The practical effect of the judgment of the Appellate Division is to set aside the verdict of the jury and to direct a verdict in favor of only two of the four defendants whom the jury found liable, since it left the judgment as to the other two joint tort-feasors in the sum of $85,450 stand as a collectible judgment from these two, subject to the plaintiff's right to a new trial against the defendants, Fischer Baking Company and Schirber, on the question of liability, only if plaintiff should see fit to exercise that right. It certainly is not clear why the plaintiff would want to exercise such right, if at all.
Each case in which the present or a similar problem is presented must be considered and decided in the ambit of its own peculiar facts and circumstances. In the instant case simple fundamental justice dictates that as two of the joint tort-feasors may have been relieved of all responsibility the judicial discretion should be exercised and a new trial ordered as to all the defendants against whom the jury returned the verdict.
The judgments of the Appellate Division as to the defendants-appellants here, Central Greyhound Lines, Inc., and Heasley, are reversed and a trial de novo awarded. No costs are allowed.
In this case, as in A-47, involving the judgment for plaintiff against Fischer Baking Company and Hans Schirber, this day decided, 6 N.J. 254, I find no reversible error in the original judgment of the Superior Court. But my brethren have found error in the original judgment reviewed in A-47; and, since that judgment is now reversed, I am constrained, in the interest of essential justice, to concur in the reversal of the judgment in A-48, to the end that all the issues be tried anew as to the appellants in both cases.
It follows from what I have said in the dissenting opinion in A-47 that I do not accept the thesis that the appellants in A-48 have induced error which precludes a reversal of the judgment against them in keeping with the reversal of the judgment in A-47.
The error in the trial of this case, which was in no way prejudicial to these defendants but only to their codefendants, was occasioned not by the plaintiff, nor the court, but by questions asked by these very defendants. They are in no position to have error thus occasioned by them rebound to their benefit merely by virtue of their association as codefendants with those prejudiced by it. To order a reversal in these circumstances would be to encourage defendants in other cases to cause error as to their codefendants, knowing that it could not operate to their own detriment not being prejudicial to the plaintiff, but only to their benefit on appeal in the event of an adverse judgment.
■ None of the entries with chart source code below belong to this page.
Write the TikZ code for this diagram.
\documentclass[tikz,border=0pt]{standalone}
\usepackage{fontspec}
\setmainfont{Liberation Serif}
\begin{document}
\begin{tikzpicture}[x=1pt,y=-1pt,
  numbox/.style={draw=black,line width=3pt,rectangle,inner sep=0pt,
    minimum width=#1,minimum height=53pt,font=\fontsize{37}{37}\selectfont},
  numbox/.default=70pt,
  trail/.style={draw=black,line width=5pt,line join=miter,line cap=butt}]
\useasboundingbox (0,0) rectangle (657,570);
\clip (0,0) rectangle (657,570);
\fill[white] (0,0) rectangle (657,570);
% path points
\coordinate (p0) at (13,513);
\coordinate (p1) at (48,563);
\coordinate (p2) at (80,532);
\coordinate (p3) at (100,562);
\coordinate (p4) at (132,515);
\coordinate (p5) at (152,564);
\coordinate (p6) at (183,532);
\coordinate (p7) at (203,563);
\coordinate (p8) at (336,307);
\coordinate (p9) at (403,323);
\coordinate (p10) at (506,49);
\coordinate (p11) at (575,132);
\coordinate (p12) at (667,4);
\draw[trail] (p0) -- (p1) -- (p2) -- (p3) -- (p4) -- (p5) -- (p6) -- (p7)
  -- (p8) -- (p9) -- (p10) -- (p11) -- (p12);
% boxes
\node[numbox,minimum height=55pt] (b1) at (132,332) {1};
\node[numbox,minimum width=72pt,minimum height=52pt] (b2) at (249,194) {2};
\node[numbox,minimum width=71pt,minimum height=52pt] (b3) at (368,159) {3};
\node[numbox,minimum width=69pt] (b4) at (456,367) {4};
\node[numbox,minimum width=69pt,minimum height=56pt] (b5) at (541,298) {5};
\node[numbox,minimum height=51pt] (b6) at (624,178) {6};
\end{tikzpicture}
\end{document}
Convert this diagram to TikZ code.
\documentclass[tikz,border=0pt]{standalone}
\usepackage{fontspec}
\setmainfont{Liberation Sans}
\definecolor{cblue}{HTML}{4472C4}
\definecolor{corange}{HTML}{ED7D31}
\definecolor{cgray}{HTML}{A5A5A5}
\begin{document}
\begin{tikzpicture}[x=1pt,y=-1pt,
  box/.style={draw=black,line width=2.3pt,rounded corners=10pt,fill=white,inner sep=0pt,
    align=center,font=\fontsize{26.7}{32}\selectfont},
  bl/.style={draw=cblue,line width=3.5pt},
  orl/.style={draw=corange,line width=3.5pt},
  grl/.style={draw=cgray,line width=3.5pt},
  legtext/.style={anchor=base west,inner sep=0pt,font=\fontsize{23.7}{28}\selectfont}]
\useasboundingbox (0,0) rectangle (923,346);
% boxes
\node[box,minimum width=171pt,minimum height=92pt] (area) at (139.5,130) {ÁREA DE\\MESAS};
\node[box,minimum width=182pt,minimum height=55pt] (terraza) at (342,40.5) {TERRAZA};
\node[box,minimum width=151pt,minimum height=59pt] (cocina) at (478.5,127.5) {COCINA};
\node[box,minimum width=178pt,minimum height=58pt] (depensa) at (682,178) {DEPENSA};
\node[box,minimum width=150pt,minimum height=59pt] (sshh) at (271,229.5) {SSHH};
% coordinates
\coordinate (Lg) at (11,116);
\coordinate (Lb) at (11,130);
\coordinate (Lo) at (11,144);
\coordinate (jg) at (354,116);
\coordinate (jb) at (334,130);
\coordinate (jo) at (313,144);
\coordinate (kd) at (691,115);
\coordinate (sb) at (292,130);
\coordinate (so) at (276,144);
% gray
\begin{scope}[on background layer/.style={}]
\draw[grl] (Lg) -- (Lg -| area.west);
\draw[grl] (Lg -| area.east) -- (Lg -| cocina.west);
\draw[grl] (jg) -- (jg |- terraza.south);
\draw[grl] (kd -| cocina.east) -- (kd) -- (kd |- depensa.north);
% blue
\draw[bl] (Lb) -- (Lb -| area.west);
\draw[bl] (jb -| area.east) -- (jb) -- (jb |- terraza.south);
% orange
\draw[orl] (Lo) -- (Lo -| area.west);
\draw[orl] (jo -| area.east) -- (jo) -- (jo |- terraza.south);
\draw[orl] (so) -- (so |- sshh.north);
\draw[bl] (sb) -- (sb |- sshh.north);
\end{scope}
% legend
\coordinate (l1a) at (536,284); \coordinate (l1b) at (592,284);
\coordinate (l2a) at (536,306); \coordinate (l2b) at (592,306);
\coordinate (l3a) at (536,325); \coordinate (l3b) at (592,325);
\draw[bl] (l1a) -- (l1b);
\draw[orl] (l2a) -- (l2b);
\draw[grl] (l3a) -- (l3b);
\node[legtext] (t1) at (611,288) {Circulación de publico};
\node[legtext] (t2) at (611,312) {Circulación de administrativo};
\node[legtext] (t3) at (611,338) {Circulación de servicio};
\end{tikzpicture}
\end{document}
It is to be noted that only two cases were cited by these defendants in support of their contention that we should exercise our discretion in favor of reversal, and in both of these cases there were special circumstances not here present. In the first of these cases, Roberts v. Saunders, 118 N.J.L. 548 ( E. A. 1937), the Court of Errors and Appeals stated:
"A number of grounds of appeal are argued in each case: some of which though meritorious and in our view intrinsically sufficient for reversal, are unavailable for technical procedural reasons. We conclude, however, that the judgments should be reversed for other reasons presently to be stated."
The court then went on to hold that the trial court had erroneously excluded a statement signed by the plaintiff which impeached his testimony at the trial and which tended to inculpate one defendant and exculpate the other. In addition the trial court had erred in limiting the two defendants to six peremptory challenges between them when they were entitled to six each because of their conflicting position. This latter error was not objected to by one defendant and so on appeal it was not available to him even though prejudicial. The court in the exercise of its discretion reversed the judgment below as to both defendants.
In the second case cited, Drotar v. Pennsylvania R.R. Company, 120 N.J.L. 199 ( Sup.Ct. 1938); affirmed, 123 N.J.L. 201 ( E. A. 1939), the court held that the trial court had erred in not granting the railroad company's motion for a nonsuit on the grounds that it had not been shown that it had notice of the existence of the oily spot on the floor on which the plaintiff slipped and fell. The proof against the other defendant, a mere janitor, was not lacking in this respect. It may be inferred from the opinion of the court, however, that the railroad company in fact did have the necessary knowledge, for the court states:
"The factual situation was not helped by any testimony received after the motion for nonsuit had been denied, so that the error in refusing to nonsuit as to the company was not cured."
In this situation it would have been inequitable to permit the judgment to stand against the janitor alone and, as a practical matter, would likely have been of little value to the plaintiff. Thus the court in the exercise of its discretion reversed as to both defendants even though a reversal was required only as to the railroad company. In the instant case there are no such special circumstances and I see no good reason why the plaintiff should be deprived of her judgment against these two defendants who were proven negligent and as to whom there was no error. I am, therefore, of the opinion that the judgment appealed from should be affirmed. This would be in accord with the practice which has generally prevailed in this State since the common law rule requiring a reversal was changed by the Practice Act of 1912 to make an affirmance mandatory, Moersdorf v. New York Telephone Co., 84 N.J.L. 747 ( E. A. 1913); Hagy v. Hafner, 86 N.J.L. 502 ( Sup.Ct. 1914), and by Rules 131 and 143 of the former Supreme Court, promulgated thereunder, to make an affirmance discretionary. Seacoast Finance Co. v. Cornell, 104 N.J.L. 24 ( Sup.Ct. 1927); Huff v. C.W. Goddard Coal and Supply Co., 106 N.J.L. 19 ( Sup.Ct. 1930); Felix et al. v. Adelman, 113 N.J.L. 445 ( E. A. 1934).
I am authorized by Mr. Justice Wachenfeld and Mr. Justice Ackerson to state that they join in this dissent.
For reversal — Justices CASE, HEHER, OLIPHANT and BURLING — 4.
For affirmance — Chief Justice VANDERBILT, and Justices WACHENFELD and ACKERSON — 3.